New Regulations on Power Battery Maintenance Take Effect

Published: Jun 30, 2026 18:46

The supporting implementation rules for Ministry of Industry and Information Technology (MIIT) Order No. 73 have been fully rolled out. The cost ceiling for repairing or replacing LFP batteries is set at 150 yuan/kWh, and for ternary lithium batteries at 180 yuan/kWh—meaning the once-common practice of "replacement instead of repair" costing tens of thousands of yuan has become a thing of the past. For the chemical and materials industry, however, a far more significant signal than the repair price cuts lies buried in another detailed rule: the residual value of end-of-life batteries belongs to the vehicle owner and can be transparently deducted from repair costs.

What appears to be a consumer-friendly policy designed to benefit vehicle owners in fact installs a "compliant raw material engine" for the entire rare and precious metal recycling industry chain. In the past, large volumes of end-of-life batteries flowed into the black market due to opaque repair practices, causing valuable lithium, cobalt, and nickel resources to be lost in crude smelting processes. Now, for the first time, the ore veins of this "urban mine" are being systematically channeled through formal repair channels to compliant chemical recycling enterprises.

From a resource strategy perspective, the improvement of the power battery repair and recycling system is essentially the construction of a flowing "urban mine." According to MIIT data, in 2024, China's comprehensive utilization of power batteries reached 301,000 mt, from which 2,000 mt of lithium metal, 2,000 mt of cobalt, and 5,000 mt of nickel were extracted, equivalent to 4%–7% of the resources required for power battery production during the same period.

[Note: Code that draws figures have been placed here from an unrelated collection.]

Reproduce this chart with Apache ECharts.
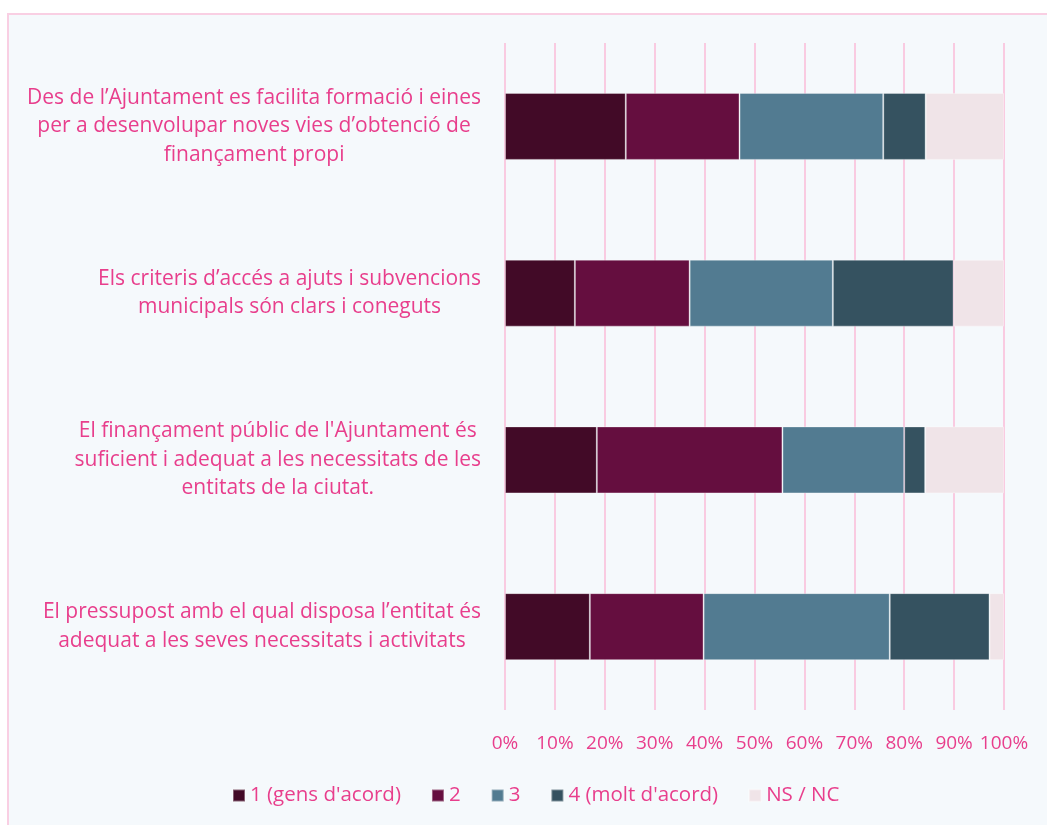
<!DOCTYPE html>
<html>
<head>
<meta charset="utf-8">
<script src="https://cdn.jsdelivr.net/npm/echarts@6/dist/echarts.min.js"></script>
<style>
  body { margin: 0; background: #ffffff; }
  #frame { position: absolute; left: 7px; top: 13px; width: 1100px; height: 900px;
           border: 2px solid #f9cfe3; background: #f5f9fc; }
  #chart { position: absolute; left: 0; top: 0; width: 1047px; height: 825px; }
</style>
</head>
<body>
<div id="frame"></div>
<div id="chart"></div>
<script>
var categories = [
    'Des de l’Ajuntament es facilita formació i eines\nper a desenvolupar noves vies d’obtenció de\nfinançament propi',
    'Els criteris d’accés a ajuts i subvencions\nmunicipals són clars i coneguts',
    'El finançament públic de l\'Ajuntament és\nsuficient i adequat a les necessitats de les\nentitats de la ciutat.',
    'El pressupost amb el qual disposa l’entitat és\nadequat a les seves necessitats i activitats'
];
var names = ['1 (gens d\'acord)', '2', '3', '4 (molt d\'acord)', 'NS / NC'];
var colors = ['#420a27', '#650e3f', '#527b91', '#355260', '#f0e4e8'];
var v1 = [24.2, 14.0, 18.4, 17.0];
var v2 = [22.8, 23.0, 37.2, 22.8];
var v3 = [28.8, 28.7, 24.4, 37.3];
var v4 = [8.5, 24.2, 4.2, 20.0];
var vNS = [15.7, 10.1, 15.8, 2.9];
var values = [v1, v2, v3, v4, vNS];

var pink = '#e83e8c';
var font = '"Open Sans", sans-serif';

var chart = echarts.init(document.getElementById('chart'));
chart.setOption({
    backgroundColor: 'transparent',
    grid: {left: 505, right: 43, top: 43, bottom: 115},
    legend: {
        bottom: 14,
        left: 227,
        itemWidth: 12,
        itemHeight: 12,
        itemGap: 30,
        icon: 'rect',
        textStyle: {color: pink, fontSize: 20.5, fontFamily: font},
        data: names
    },
    xAxis: {
        type: 'value',
        min: 0,
        max: 100,
        interval: 10,
        axisLine: {show: false},
        axisTick: {show: false},
        splitLine: {lineStyle: {color: '#f9cbe1', width: 2}},
        axisLabel: {
            color: pink, fontSize: 19, fontFamily: font, margin: 24,
            formatter: '{value}%'
        }
    },
    yAxis: {
        type: 'category',
        inverse: true,
        data: categories,
        axisLine: {show: false},
        axisTick: {show: false},
        axisLabel: {
            margin: 24,
            align: 'right',
            formatter: function (v) {
                return v.split('\n').map(function (l) { return '{c|' + l + '}'; }).join('\n');
            },
            rich: {
                c: {align: 'center', color: pink, fontSize: 21, fontFamily: font, lineHeight: 28.5}
            }
        }
    },
    series: names.map(function (n, i) {
        return {
            name: n,
            type: 'bar',
            stack: 'total',
            barWidth: 67,
            data: values[i],
            itemStyle: {color: colors[i], borderColor: 'rgba(255,255,255,0.35)', borderWidth: 1}
        };
    })
});
</script>
</body>
</html>
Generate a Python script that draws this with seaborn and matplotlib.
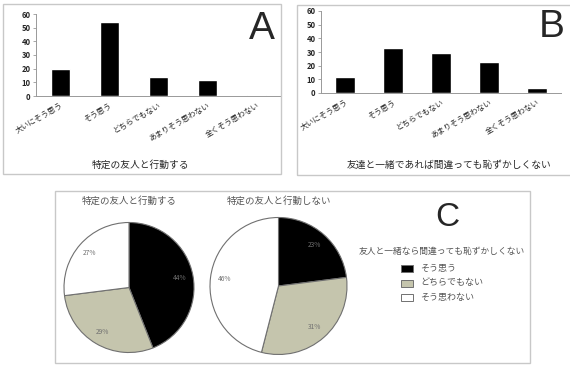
import matplotlib
matplotlib.use("Agg")
import matplotlib.pyplot as plt
import seaborn as sns
import pandas as pd
from matplotlib.patches import Rectangle

sns.set_theme(style="white")
plt.rcParams['font.family'] = ['Noto Sans CJK JP', 'DejaVu Sans']

# ---- data ----
categories = ["大いにそう思う", "そう思う", "どちらでもない", "あまりそう思わない", "全くそう思わない"]
values_a = [20, 54, 14, 12, 0.7]
values_b = [12, 33, 29, 23, 4]
title_a = "特定の友人と行動する"
title_b = "友達と一緒であれば間違っても恥ずかしくない"
yticks = [0, 10, 20, 30, 40, 50, 60]

pie_labels = ["そう思う", "どちらでもない", "そう思わない"]
pie1_values = [44, 29, 27]
pie2_values = [23, 31, 46]
pie1_title = "特定の友人と行動する"
pie2_title = "特定の友人と行動しない"
legend_title = "友人と一緒なら間違っても恥ずかしくない"
pie_colors = ["#000000", "#C5C5AD", "#FFFFFF"]

W, H = 570, 366
fig = plt.figure(figsize=(W / 100, H / 100), dpi=100)


def px_axes(left, top, right, bottom):
    return fig.add_axes([left / W, 1 - bottom / H, (right - left) / W, (bottom - top) / H])


def box(left, top, right, bottom):
    fig.patches.append(Rectangle((left / W, 1 - bottom / H), (right - left) / W, (bottom - top) / H,
                                 transform=fig.transFigure, fill=False, edgecolor="#c8c8c8", lw=1.0))


def bar_panel(ax, vals):
    df = pd.DataFrame({"cat": categories, "val": vals})
    sns.barplot(data=df, x="cat", y="val", color="black", width=0.4, ax=ax, saturation=1)
    ax.set_xlim(-0.5, 4.5)
    ax.set_ylim(0, 60)
    ax.set_yticks(yticks)
    ax.set_yticklabels([str(t) for t in yticks], fontsize=5.5, fontweight="bold")
    ax.set_xticks(range(len(categories)))
    ax.set_xticklabels(categories, rotation=30, ha="right", rotation_mode="anchor", fontsize=5.5)
    ax.tick_params(axis="x", length=0, pad=4)
    ax.tick_params(axis="y", length=2, pad=2, left=True, width=0.6, color="#999999")
    ax.set_xlabel("")
    ax.set_ylabel("")
    for s in ["top", "right"]:
        ax.spines[s].set_visible(False)
    for s in ["left", "bottom"]:
        ax.spines[s].set_color("#999999")
        ax.spines[s].set_linewidth(0.7)
    ax.set_facecolor("none")


# Panel A
box(3, 4, 281, 174)
axA = px_axes(36, 14, 281, 96)
bar_panel(axA, values_a)
fig.text(140 / W, 1 - 165 / H, title_a, ha="center", va="center", fontsize=7)
fig.text(262 / W, 1 - 29 / H, "A", ha="center", va="center", fontsize=28,
         family=["Liberation Sans", "DejaVu Sans"])

# Panel B
box(297, 5, 572, 175)
axB = px_axes(321, 11, 561, 93)
bar_panel(axB, values_b)
fig.text(449 / W, 1 - 165 / H, title_b, ha="center", va="center", fontsize=7)
fig.text(552 / W, 1 - 27 / H, "B", ha="center", va="center", fontsize=28,
         family=["Liberation Sans", "DejaVu Sans"])

# Panel C
box(55, 191, 530, 363)


def pie_panel(cx, cy, r, vals, title):
    ax = px_axes(cx - r, cy - r, cx + r, cy + r)
    ax.pie(vals, colors=pie_colors, startangle=90, counterclock=False,
           autopct=lambda p: f"{round(p)}%", pctdistance=0.8,
           wedgeprops=dict(edgecolor="#707070", linewidth=0.8),
           textprops=dict(fontsize=4.8, color="#707070"))
    ax.set_xlim(-1, 1)
    ax.set_ylim(-1, 1)
    ax.set_aspect("equal")
    fig.text(cx / W, 1 - 201 / H, title, ha="center", va="center", fontsize=6.8, color="#555555")
    return ax


pie_panel(129, 287.5, 65, pie1_values, pie1_title)
pie_panel(278.5, 286, 68.5, pie2_values, pie2_title)

fig.text(447 / W, 1 - 217 / H, "C", ha="center", va="center", fontsize=24,
         family=["Liberation Sans", "DejaVu Sans"])
fig.text(442 / W, 1 - 251 / H, legend_title, ha="center", va="center", fontsize=6.3, color="#555555")
for i, lab in enumerate(pie_labels):
    y = [268, 283, 297][i]
    fig.patches.append(Rectangle((401 / W, 1 - (y + 3.5) / H), 12 / W, 7 / H, transform=fig.transFigure,
                                 facecolor=pie_colors[i], edgecolor="#707070", lw=0.7))
    fig.text(420 / W, 1 - y / H, lab, ha="left", va="center", fontsize=6.5, color="#555555")

fig.savefig("out.png", dpi=100)
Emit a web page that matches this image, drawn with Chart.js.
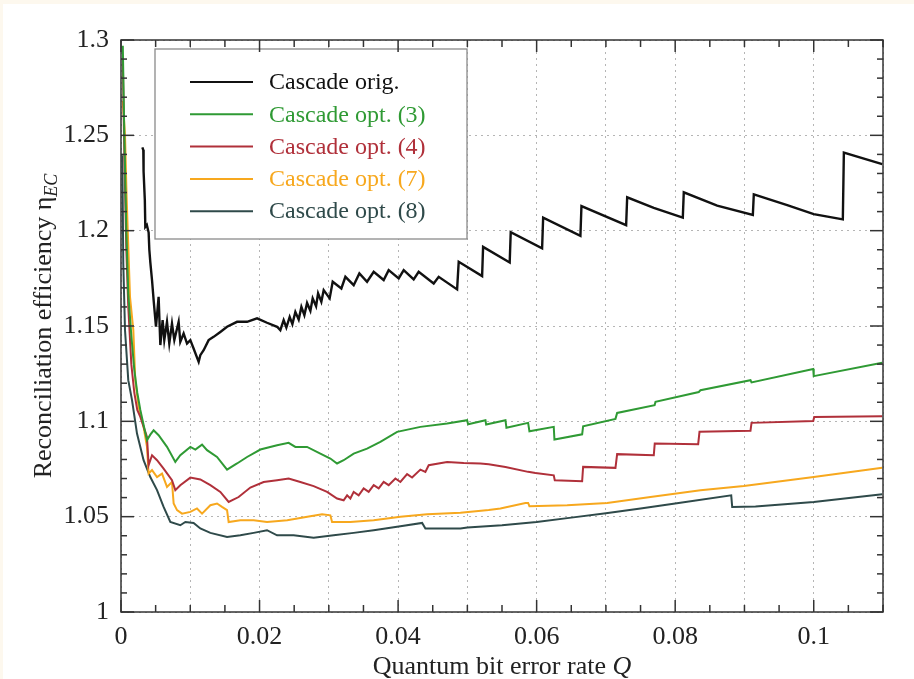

This proportion may appear modest, but the growth curve is extremely steep. The State Administration for Market Regulation estimates that by 2030, the market size of power battery recycling in China will surpass 100 billion yuan, at which point recycled metals will account for a substantially higher share of power battery raw material supply. Compared with the long process of ore mining, beneficiation, and smelting, battery regeneration and extraction technologies consume significantly less energy, generate markedly lower carbon emissions, and reduce dependence on imported ore resources.

It is worth noting that the large-scale recycling of end-of-life LFP batteries is also accelerating. Although the LFP chemistry contains no high-value metals such as cobalt or nickel, the recovery value of the lithium element is becoming increasingly prominent. Institutions including the Guangzhou Institute of Energy Conversion under the Chinese Academy of Sciences have developed a Joule-heating shock-activated water leaching technology that has achieved a lithium leaching rate exceeding 99%, while the leaching tailings can be synergistically upgraded to produce high-energy-density cathode materials, further improving resource utilization efficiency across the entire system. Overall, this new maintenance regulation is not an isolated consumer-side policy but a critical link in the entire power battery recycling industry chain — front-end maintenance standardizes the export of end-of-life batteries, mid-end recycling ensures the collection of rare and precious metals, and back-end metallurgy achieves closed-loop resource regeneration. As compliance across the entire chain deepens, China’s circular supply capacity for rare and precious metals will continue to be released.